Памяти пафоса (Гольдштейн) - страница 29

В то время уже очень многое было дозволено, неизмеримо больше, чем в пресловутые оттепельные шестидесятые. Разрешалось, например, сумрачное катастрофическое мышление, причем сразу в двух ипостасях: одиночно-сопротивленческой, в запоздалой стилистике им. Камю (военная проза) и в стилистике народолюбиво-безличной, сокрушительно-природоведческой, когда слезы — о! слезы людские! — смешиваются с водами всеобщего затопления, в котором тонет Царь-Рыба, а неприметная областническая Матера разрастается, умирая, до просторов Мировой Деревни, коей, в свою очередь, угрожает Пожар.

(Попутно замечу: деревенская проза столько лет была на виду, а все не понята. Кто бы сказал Валентину Распутину, что был он в ту пору единственным правоверным футуристом в словесности, точней — будетлянином, ибо хлебниковцем. Мистик и националист, подобно учителю, он, во исполнение навряд ли хорошо ему известных заветов, сочинял свои лучшие повести на утопическом славянском наречии, плачевном, молитвенном и корнесловном, на котором никакой русский народ, за исключением отдельных персонажей «Доктора Живаго», отродясь не разговаривал. Вот он откуда, Распутин, от Хлебникова и Пастернака, да еще Карамзина-летописца. И последнее: место ему в грядущей истории нашей литературы — возле Владимира Сорокина, с поправкой на разницу дарований, у последнего оно более мощное. Валентин Григорьевич от таких концептуалистских наветов, небось бы, как черт от ладана, шарахнулся, но сделать уже ничего невозможно. Авторов непоправимо роднит национально-русский утопический лингвоперфекционизм и более общая, чрезвычайно густая национальная атмосфера текстов, их невероятно преувеличенная языковая русскость, временами архаическая и сектантская, в такой концентрации несбыточная и не бывшая, не бытовая. А то, что Распутин для Сорокина — один из видов подножного корма, так это забудется, улетучится. Я отвлекся, простите.)
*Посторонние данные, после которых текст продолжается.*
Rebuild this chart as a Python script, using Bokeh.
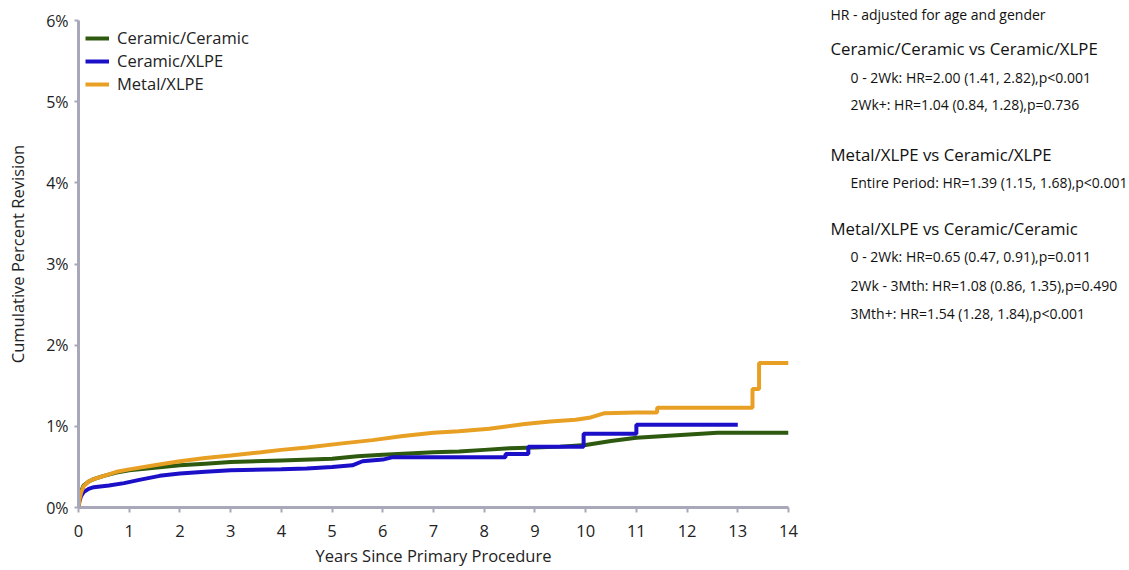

Неподалеку от мечей и орал дрожали противоречивые космодромы Буранного Полустанка (какой ностальгической прелестью тянет от этой забытой словесности!), воздух переполняло откровение в грозе и буре, и мышление, хоть топор вешай, стояло исключительно планетарное — любое другое для автора было слишком трудным. В итоге угрюмый космодром, аскетичная война и погибающая деревня сформировали прелюбопытный околосоветский контекст тревоги, предчувствия и провала (он еще найдет своего исследователя), в каковой контекст естественно, как корабль в порт назначения, с Востока вошел Кэндзабуро Оэ, принесший с собой освежающие международные веяния катастрофы. Сочинитель прозападного склада, он не настаивал на иероглифической самобытности, но с легкостью транслитерируя японские церемонии в деловую латиницу, неожиданно завоевал популярность на кириллических территориях. В его романе «И объяли меня воды…» природа валялась в таком же страшном беспорядке, что и у русских почвенных экологов, угроза вселенского непотребства могла бы разжалобить Дракулу, а символическое наводнение протекало параллельно с пожаром, как в образцовом сумасшедшем доме. Русское сознание уже потеряло интерес к такого рода бедламу (его национальный кинематографический аналог можно найти в претенциозно-безвкусных «Письмах мертвого человека» Лопушанского и отчасти в «Сталкере» Тарковского), но стокгольмский ареопаг все оценил по достоинству, да к тому же у японского романиста были еще в запасе добротный социальный экспрессионизм и захватывающая тема куда-то опоздавшей молодежи.